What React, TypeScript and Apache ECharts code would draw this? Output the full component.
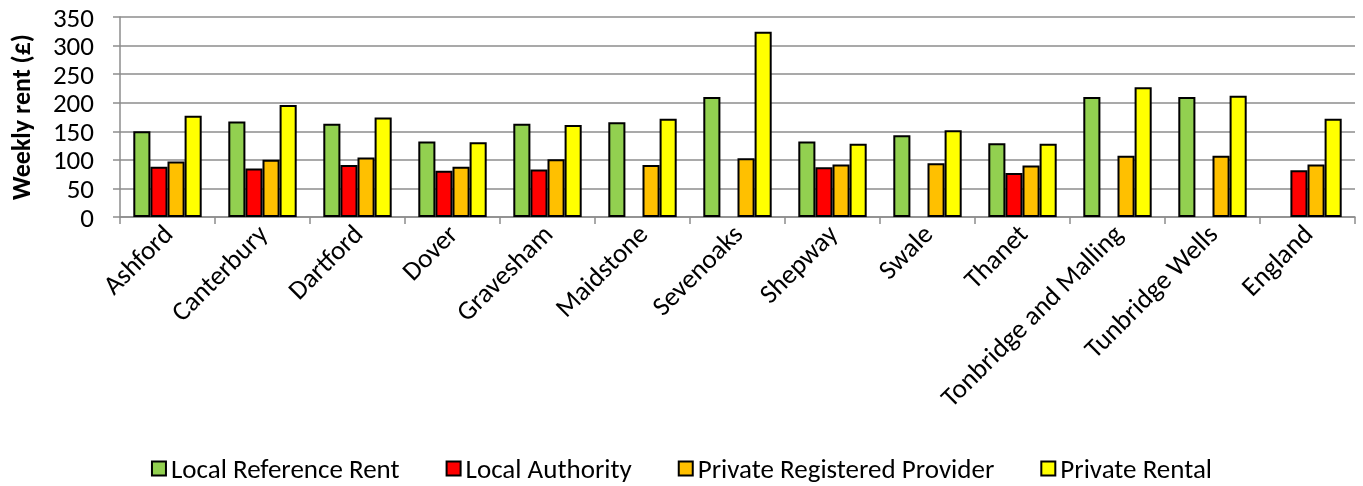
import React, { useEffect, useRef } from "react";
import * as echarts from "echarts";

const categories = [
  "Ashford", "Canterbury", "Dartford", "Dover", "Gravesham", "Maidstone", "Sevenoaks",
  "Shepway", "Swale", "Thanet", "Tonbridge and Malling", "Tunbridge Wells", "England",
];
const localReferenceRent = [150, 167, 163, 132, 163, 166, 210, 132, 143, 129, 210, 210, null];
const localAuthority = [88, 85, 91, 81, 83, null, null, 87, null, 77, null, null, 82];
const privateRegisteredProvider = [97, 100, 104, 88, 101, 91, 103, 92, 94, 90, 107, 107, 92];
const privateRental = [177, 196, 174, 131, 161, 172, 324, 128, 152, 128, 227, 212, 172];
const seriesNames = ["Local Reference Rent", "Local Authority", "Private Registered Provider", "Private Rental"];
const seriesColors = ["#92D050", "#FF0000", "#FFC000", "#FFFF00"];
const yTicks = { min: 0, max: 350, interval: 50 };

const FONT = 'Carlito, Lato, "Open Sans", sans-serif';

export default function App() {
  const ref = useRef<HTMLDivElement>(null);
  useEffect(() => {
    if (!ref.current) return;
    const chart = echarts.init(ref.current, undefined, { renderer: "svg" });
    const data = [localReferenceRent, localAuthority, privateRegisteredProvider, privateRental];
    chart.setOption({
      animation: false,
      textStyle: { fontFamily: FONT },
      grid: { left: 108, right: 8, top: 17, bottom: 269 },
      legend: {
        top: 450,
        left: "center",
        itemWidth: 14,
        itemHeight: 14,
        itemGap: 46,
        icon: "rect",
        textStyle: { fontSize: 27, color: "#000", fontFamily: FONT },
        data: seriesNames,
      },
      xAxis: {
        type: "category",
        data: categories,
        axisLine: { lineStyle: { color: "#8c8c8c", width: 1.5 } },
        axisTick: { show: true, length: 7, lineStyle: { color: "#8c8c8c", width: 1.5 } },
        axisLabel: { rotate: 45, fontSize: 27, color: "#000", margin: 12, interval: 0, fontFamily: FONT },
      },
      yAxis: {
        type: "value",
        min: yTicks.min,
        max: yTicks.max,
        interval: yTicks.interval,
        name: "Weekly rent (£)",
        nameLocation: "middle",
        nameGap: 88,
        nameRotate: 90,
        nameTextStyle: { fontSize: 26, fontWeight: "bold", color: "#000", fontFamily: FONT, lineHeight: 22 },
        axisLine: { show: true, lineStyle: { color: "#8c8c8c", width: 1.5 } },
        axisTick: { show: true, length: 7, lineStyle: { color: "#8c8c8c", width: 1.5 } },
        axisLabel: { fontSize: 27, color: "#000", margin: 26, lineHeight: 20, fontFamily: FONT },
        splitLine: { lineStyle: { color: "#8c8c8c", width: 1.5 } },
      },
      series: seriesNames.map((name, i) => ({
        name,
        type: "bar",
        data: data[i],
        barGap: "0%",
        barCategoryGap: "28%",
        itemStyle: { color: seriesColors[i], borderColor: "#000", borderWidth: 2 },
      })),
    });
    return () => chart.dispose();
  }, []);
  return <div ref={ref} style={{ position: "fixed", left: 0, top: 0, width: 1363, height: 486 }} />;
}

-------------------------

> **Stated problem**
Write out again exactly the lines from the start of the data above through the line containing "import * as", inclusive, excluding any pictures.

> **Task answer**
What React, TypeScript and Apache ECharts code would draw this? Output the full component.
import React, { useEffect, useRef } from "react";
import * as echarts from "echarts";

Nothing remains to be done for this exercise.